NLnetLabs / unbound

Unbound is a validating, recursive, and caching DNS resolver.
https://nlnetlabs.nl/unbound
BSD 3-Clause "New" or "Revised" License
2.93k stars 341 forks source link

[FR] Managing Cache Deletion and Fallback to Forwarding During Unbound Recursive DNS Failures #1061

Open kkkgo opened 2 months ago

kkkgo commented 2 months ago

I have been using Unbound for about four to five years, greatly benefiting from its robust caching capabilities, which generally result in very fast DNS responses. I employ the following primary configuration to enable Unbound's optimistic caching:

    serve-expired: yes
    serve-expired-ttl: 0
    serve-expired-reply-ttl: 0
    prefetch: yes

My expected operational outcomes are:

This configuration works well under most circumstances, and I have also shared it as a Docker image with others. However, due to the unstable network quality of some ISPs, particularly for authoritative DNS servers located abroad, there are consistent connectivity issues, leading to:

  1. Some domains consistently fail recursive queries, yielding no results.
  2. Some domains occasionally succeed in recursive queries but fail most of the time, leading to stale cache data.

For the first issue, I have implemented a simple plugin that uses a third-party DNS as a downstream fallback for Unbound. The server first attempts to resolve via Unbound, and if it fails to get a response within a specific time frame (e.g., 200 ms), it forwards the request to a public DNS. This is also applicable for fault tolerance when the Unbound service is interrupted.

For the second issue, I found it challenging to make decisions downstream because once a domain's recursive query succeeds, its result is continuously cached, even if set with a long serve-expired-ttl. This means the cache keeps serving the data with a TTL of 0. Hence, if I use TTL=0 as a criterion for fallback DNS, it negates the benefit of serve-expired: yes. The crux of the problem is that I cannot use downstream DNS to determine if Unbound has successfully completed a recursive query.

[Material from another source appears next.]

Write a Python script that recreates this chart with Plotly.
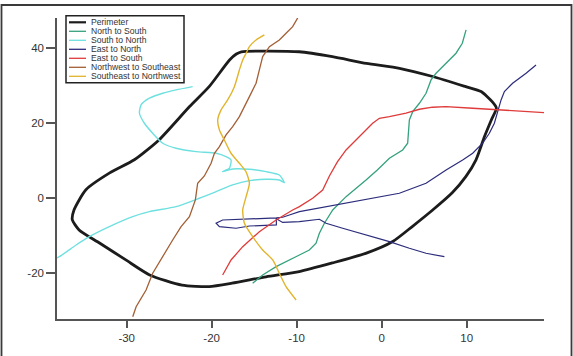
import plotly.graph_objects as go

# ---------------- data ----------------
series_names = ["Perimeter", "North to South", "South to North", "East to North",
                "East to South", "Northwest to Southeast", "Southeast to Northwest"]

perimeter_x = [-16.5, -9.7, -5.8, -1.8, 2.1, 6.0, 9.9, 11.7, 13.0, 13.5, 12.9, 12.1, 11.1, 9.9,
               8.3, 6.0, 3.6, 1.3, -1.8, -5.8, -9.7, -13.6, -17.6, -20.3, -23.5, -27.3, -30.1,
               -33.2, -35.6, -36.4, -36.2, -34.8, -32.0, -29.1, -26.2, -22.6, -20.3, -17.9, -17.1, -16.5]
perimeter_y = [38.9, 38.9, 37.6, 35.8, 34.5, 32.3, 29.6, 28.3, 25.6, 23.9, 20.7, 16.3, 10.1, 5.6,
               1.3, -3.3, -7.7, -11.7, -14.8, -17.4, -19.7, -21.1, -22.8, -23.7, -23.3, -20.6, -16.6,
               -12.1, -8.6, -5.9, -3.3, 2.1, 6.6, 10.1, 15.4, 24.3, 29.6, 36.7, 38.3, 38.9]

n2s_x = [9.93, 9.49, 8.75, 7.58, 6.4, 5.81, 5.22, 4.44, 3.65, 3.26, 3.18, 3.06, 2.47, 0.91, -0.51,
         -1.84, -4.19, -5.76, -6.74, -7.33, -7.72, -8.51, -9.68, -10.86, -12.42, -14.0, -15.18]
n2s_y = [44.72, 41.17, 38.51, 35.84, 33.17, 31.39, 27.84, 25.17, 22.93, 20.72, 17.17, 14.51, 12.72,
         10.51, 7.39, 4.72, 0.27, -3.28, -6.83, -9.49, -12.16, -13.95, -15.28, -16.61, -18.4, -20.61, -22.83]

s2n_x = [-38.3, -37.92, -35.95, -34.39, -32.04, -29.29, -27.33, -24.19, -21.45, -19.48, -17.53, -15.56,
         -13.6, -12.04, -11.45, -12.04, -13.6, -15.56, -17.53, -18.71, -17.92, -17.72, -18.31, -19.48,
         -21.84, -24.19, -25.76, -26.94, -27.92, -28.5, -28.31, -27.33, -25.76, -24.19, -22.24]
s2n_y = [-16.08, -15.73, -12.61, -10.4, -7.73, -5.07, -3.73, -2.4, -0.16, 1.6, 3.39, 4.53,
         4.91, 4.72, 4.0, 6.05, 6.93, 7.57, 7.65, 6.93, 7.84, 10.05, 10.93, 11.84,
         12.27, 13.17, 14.51, 17.17, 19.84, 22.51, 24.72, 26.51, 27.84, 28.72, 29.6]

e2n_x = [18.16, 16.99, 15.41, 14.44, 14.05, 13.65, 13.26, 12.67, 11.88, 10.71, 9.53, 7.58, 5.22, 2.08,
         -1.06, -4.59, -7.33, -9.68, -10.86, -11.65, -12.39, -15.56, -18.71, -19.48, -19.09, -17.13,
         -15.56, -12.39, -12.39, -11.65, -9.68, -7.33, -6.54, -4.59, -1.84, 0.91, 3.26, 5.22, 7.38]
e2n_y = [35.39, 33.17, 30.51, 28.27, 26.05, 22.93, 19.84, 17.17, 14.51, 11.84, 10.05, 7.39, 3.84, 1.17,
         -0.16, -1.49, -2.83, -3.73, -4.61, -5.23, -5.41, -5.76, -5.95, -6.83, -7.73, -8.16,
         -7.55, -7.28, -5.6, -6.61, -6.4, -5.76, -6.83, -8.16, -9.95, -11.73, -13.49, -14.83, -15.73]

e2s_x = [19.14, 16.99, 13.85, 10.71, 7.58, 6.0, 4.44, 2.87, 0.91, -0.27, -1.06, -1.84, -3.01, -4.19,
         -5.21, -6.15, -6.94, -8.12, -9.68, -10.47, -12.42, -14.39, -16.35, -17.72, -18.71]
e2s_y = [22.67, 22.93, 23.39, 23.84, 24.27, 24.11, 23.57, 22.51, 21.6, 21.17, 19.84, 18.05, 15.39, 12.72,
         9.52, 5.79, 2.05, -0.16, -2.4, -3.28, -5.95, -9.07, -13.07, -16.61, -20.61]

nw2se_x = [-9.88, -10.47, -11.25, -12.04, -13.21, -14.0, -14.39, -14.78, -15.56, -16.15, -16.74, -17.53,
           -18.31, -19.09, -19.68, -20.07, -20.86, -21.65, -21.92, -22.62, -23.6, -24.59, -25.76, -26.94,
           -27.72, -28.89, -29.29]
nw2se_y = [47.92, 45.6, 43.84, 42.05, 40.27, 37.6, 34.05, 30.51, 26.93, 24.27, 21.6, 18.93,
           16.72, 13.6, 11.84, 9.17, 5.79, 3.84, -0.61, -5.07, -7.73, -11.28, -15.73, -20.16,
           -24.61, -29.07, -31.73]

se2nw_x = [-13.8, -14.78, -15.56, -15.95, -16.35, -16.74, -17.33, -18.12, -18.89, -19.29, -19.09, -18.51,
           -17.72, -16.74, -15.95, -15.56, -15.95, -16.35, -16.15, -15.18, -14.0, -12.82, -12.04, -11.25, -10.07]
se2nw_y = [43.39, 42.05, 40.27, 38.51, 36.72, 34.05, 29.6, 26.05, 23.39, 20.72, 18.05, 15.39,
           11.84, 9.17, 6.85, 3.84, 0.27, -3.28, -6.83, -10.4, -13.95, -16.61, -20.16, -23.73, -27.28]

x_tick_vals = [-30, -20, -10, 0, 10]
x_tick_labels = ["-30", "-20", "-10", "0", "10"]
y_tick_vals = [-20, 0, 20, 40]
y_tick_labels = ["-20", "0", "20", "40"]

# ---------------- styling ----------------
xs = [perimeter_x, n2s_x, s2n_x, e2n_x, e2s_x, nw2se_x, se2nw_x]
ys = [perimeter_y, n2s_y, s2n_y, e2n_y, e2s_y, nw2se_y, se2nw_y]
colors = ["#1c1c1c", "#35a17e", "#6fe0e0", "#2c2c7c", "#e03a3a", "#a35e34", "#e2b42c"]
widths = [2.8, 1.3, 1.4, 1.2, 1.3, 1.3, 1.4]
shapes_kind = ["spline", "linear", "spline", "linear", "linear", "linear", "spline"]

W, H = 573, 356
L, R, T, B = 57, 29, 18, 37
pw, ph = W - L - R, H - T - B


def px(x):
    return (x - L) / pw


def py(y):
    return (H - B - y) / ph


fig = go.Figure()
for name, x, y, c, w, k in zip(series_names, xs, ys, colors, widths, shapes_kind):
    line = dict(color=c, width=w, shape=k)
    if k == "spline":
        line["smoothing"] = 0.6
    fig.add_trace(go.Scatter(x=x, y=y, mode="lines", name=name, line=line, showlegend=False))

shapes = []
annotations = []
# outer frame
shapes.append(dict(type="rect", xref="paper", yref="paper",
                   x0=px(1.5), x1=px(571.5), y0=py(420), y1=py(5),
                   line=dict(color="#3a3a3a", width=1.8), fillcolor="rgba(0,0,0,0)", layer="above"))
# legend box
shapes.append(dict(type="rect", xref="paper", yref="paper",
                   x0=px(66), x1=px(184), y0=py(82.7), y1=py(15.7),
                   line=dict(color="#222", width=1.5), fillcolor="white", layer="above"))
for i, (name, c, w) in enumerate(zip(series_names, colors, widths)):
    yy = 22.3 + 9 * i
    shapes.append(dict(type="line", xref="paper", yref="paper",
                       x0=px(69), x1=px(86), y0=py(yy), y1=py(yy),
                       line=dict(color=c, width=2.2 if i == 0 else 1.3), layer="above"))
    annotations.append(dict(xref="paper", yref="paper", x=px(88.5), y=py(yy),
                            xanchor="left", yanchor="middle", text=name, showarrow=False,
                            font=dict(family="Liberation Sans, Arial", size=8.6, color="#333")))

axis_common = dict(showgrid=False, zeroline=False, showline=True, linecolor="#555", linewidth=1.5,
                   ticks="outside", tickcolor="#555", tickwidth=1.5,
                   tickfont=dict(family="Liberation Sans, Arial", size=11.5, color="#333"))

fig.update_layout(
    width=W, height=H,
    margin=dict(l=L, r=R, t=T, b=B),
    paper_bgcolor="white", plot_bgcolor="white",
    xaxis=dict(range=[-38.2, 19.1], tickvals=x_tick_vals, ticktext=x_tick_labels, ticklen=7, **axis_common),
    yaxis=dict(range=[-32.35, 47.9], tickvals=y_tick_vals, ticktext=y_tick_labels, ticklen=9, **axis_common),
    shapes=shapes, annotations=annotations, showlegend=False,
)

fig.write_html("out.html")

To address this, I propose two possible solutions:

  1. Introduce a threshold for deleting cache entries after consecutive DNS refresh failures, such as serve-expired-fetch-fail: 5. If a DNS refresh query fails more than five times, the expired result should be removed from the cache. This would allow downstream DNS to recognize Unbound's unavailability and switch to a public DNS result, a process feasible for most DNS servers with parallel query capabilities.
  2. On a recursive query failure, attempt to fall back to a public DNS. This could be facilitated by adding an option like recursive-first: yes:
server:
    forward-zone:
        name: "."
        recursive-first: yes
        forward-addr: 8.8.8.8

This approach ensures that if recursive querying fails, a request is made to a public DNS, thus refreshing the DNS cache.

As I am not a professional programmer, these are just some of my thoughts and suggestions. I am open to hearing if there are more viable solutions or improvements to my approach.

Dynamic5912 commented 1 month ago

Not an answer - however what is the benefit of setting serve-expired-reply-ttl to zero?

I'm not using Redis or anything - just straight Unbound.

Thanks!

kkkgo commented 1 month ago

Not an answer - however what is the benefit of setting serve-expired-reply-ttl to zero?

I'm not using Redis or anything - just straight Unbound.

Thanks!

serve-expired-reply-ttl setting defines the TTL value used for expired cache responses sent to the client. Setting it to 0 means Unbound will send a response with a TTL of 0 to the client, indicating that the record has expired and needs to be re-queried immediately. This allows expired DNS records to be refreshed as quickly as possible, reducing the retention time of expired records. If the client receives an expired record that is unusable, it can promptly initiate another DNS resolution attempt.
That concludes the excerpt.